Knowing Knowledge Highlights 65-74
From George Siemens’ Knowing Knowledge:
Change is happening on two levels:
- …the context in which knowledge occurs, and
- …the flow and characteristics of knowledge itself. pg. 69
Our society is being restructured to align with knowledge. The barriers, inhibitors, obstacles, and unnecessary structures are giving away to models which permit effective knowledge creating, dissemination, communication, personalization, and flow. pg. 69
The fault of many schools, universities, and companies is the unwillingness to listen to the voices of those closest to change pressures and emerging methods. pg. 70
Who are these people…our students? Do we listen to them? Do we watch how they interact, how they communicate? Or do we just continue to take away their cell phones, tell them to put the iPod back in their locker, and tell them to leave their laptops at home. Instead of listening to our students and learning what it means to be connected in this new digital age, we try to disconnect them and focus on information that is not interactive, up-to-date, and well….boring.
People are able to connect, share, and create. We are co-creators, not knowledge consumers. Content generation is in the hands of the many. Co-creation is an expression of self…a sense of identity…ownership. We own who we are by the contributions we make. pg. 72
I agree. It’s one thing to watch YouTube it is another thing all together to create and upload a video to it. To have a video viewed over 100,000 times is very strange, and very cool. 70% of all YouTube registered users are in America. 50% of those are under the age of 20. Who’s creating this content? When are they finding the time to create it? And why are they not creating more of it during school?

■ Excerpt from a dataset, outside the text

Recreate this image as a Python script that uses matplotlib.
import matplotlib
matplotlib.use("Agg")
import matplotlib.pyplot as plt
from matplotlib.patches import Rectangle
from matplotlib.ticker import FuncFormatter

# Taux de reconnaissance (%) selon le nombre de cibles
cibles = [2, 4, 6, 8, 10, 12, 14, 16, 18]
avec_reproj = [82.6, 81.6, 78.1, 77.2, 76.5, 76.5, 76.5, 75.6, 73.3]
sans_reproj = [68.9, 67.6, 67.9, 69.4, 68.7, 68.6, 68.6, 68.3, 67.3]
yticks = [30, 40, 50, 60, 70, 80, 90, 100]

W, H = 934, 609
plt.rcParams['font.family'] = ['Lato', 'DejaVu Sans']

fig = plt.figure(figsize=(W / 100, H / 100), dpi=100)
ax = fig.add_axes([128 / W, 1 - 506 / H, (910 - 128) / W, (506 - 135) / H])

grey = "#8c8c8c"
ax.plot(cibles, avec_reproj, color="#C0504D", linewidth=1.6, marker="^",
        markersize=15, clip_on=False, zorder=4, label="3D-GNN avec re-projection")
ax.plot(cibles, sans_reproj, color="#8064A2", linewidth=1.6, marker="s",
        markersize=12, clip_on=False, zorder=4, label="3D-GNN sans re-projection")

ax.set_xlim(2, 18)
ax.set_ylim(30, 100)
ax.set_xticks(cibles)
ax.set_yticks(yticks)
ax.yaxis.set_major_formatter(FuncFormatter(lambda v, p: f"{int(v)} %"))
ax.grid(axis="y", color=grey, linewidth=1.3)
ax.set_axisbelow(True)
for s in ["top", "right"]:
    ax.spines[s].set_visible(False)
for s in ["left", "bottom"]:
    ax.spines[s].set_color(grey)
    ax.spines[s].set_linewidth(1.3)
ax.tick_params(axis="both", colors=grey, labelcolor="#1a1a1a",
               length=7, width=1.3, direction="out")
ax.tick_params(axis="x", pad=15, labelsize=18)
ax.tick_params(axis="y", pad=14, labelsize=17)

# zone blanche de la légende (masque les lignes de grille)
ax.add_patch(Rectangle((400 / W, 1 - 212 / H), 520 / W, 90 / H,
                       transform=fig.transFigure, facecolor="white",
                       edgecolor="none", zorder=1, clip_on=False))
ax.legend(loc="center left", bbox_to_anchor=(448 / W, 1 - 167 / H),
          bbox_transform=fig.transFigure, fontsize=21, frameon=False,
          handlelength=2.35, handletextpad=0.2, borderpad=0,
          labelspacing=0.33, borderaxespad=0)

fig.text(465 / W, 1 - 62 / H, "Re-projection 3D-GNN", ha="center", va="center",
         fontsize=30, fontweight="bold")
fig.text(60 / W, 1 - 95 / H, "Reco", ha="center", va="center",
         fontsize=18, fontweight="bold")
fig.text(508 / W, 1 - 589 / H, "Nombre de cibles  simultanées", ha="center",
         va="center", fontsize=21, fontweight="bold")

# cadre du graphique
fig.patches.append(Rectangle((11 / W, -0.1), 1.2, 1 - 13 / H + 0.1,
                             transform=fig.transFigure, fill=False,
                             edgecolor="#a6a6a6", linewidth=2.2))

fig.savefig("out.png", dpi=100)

We expect to co-create and experience the two-way flow models of knowledge sharing and dissemination. Our identities are exposed, revealed for anyone to explore. pg. 72
Our identities are exposed and this is something I think we need to come to terms with. We want to keep students safe on the web, but we can’t allow fear to take over and break that two-way knowledge sharing. We want our students work to be out there exposed to the real world, part of the growing body of knowledge, but we don’t want our students out there…not sure we can have it both ways. We need to be careful here, as our students are already in these spaces. We can try and keep them safe during the hours we see them at school. But if they are creating most of this content outside of school who’s keeping them safe then? And do we need to get over the fear of exposing our students so that we can use these social-network places to learn in?
Knowledge can now be expressed through the aggregate of the individuals-a deafening crescendo of contrasting and complementing opinions and views. pg. 72
We are being remade by our connectivity. As everything becomes connected, everything becomes transparent. Technology illuminates what was not discernible to the human eye. pg. 73
Siemens, G (2006). Knowing Knowledge. Lulu.com.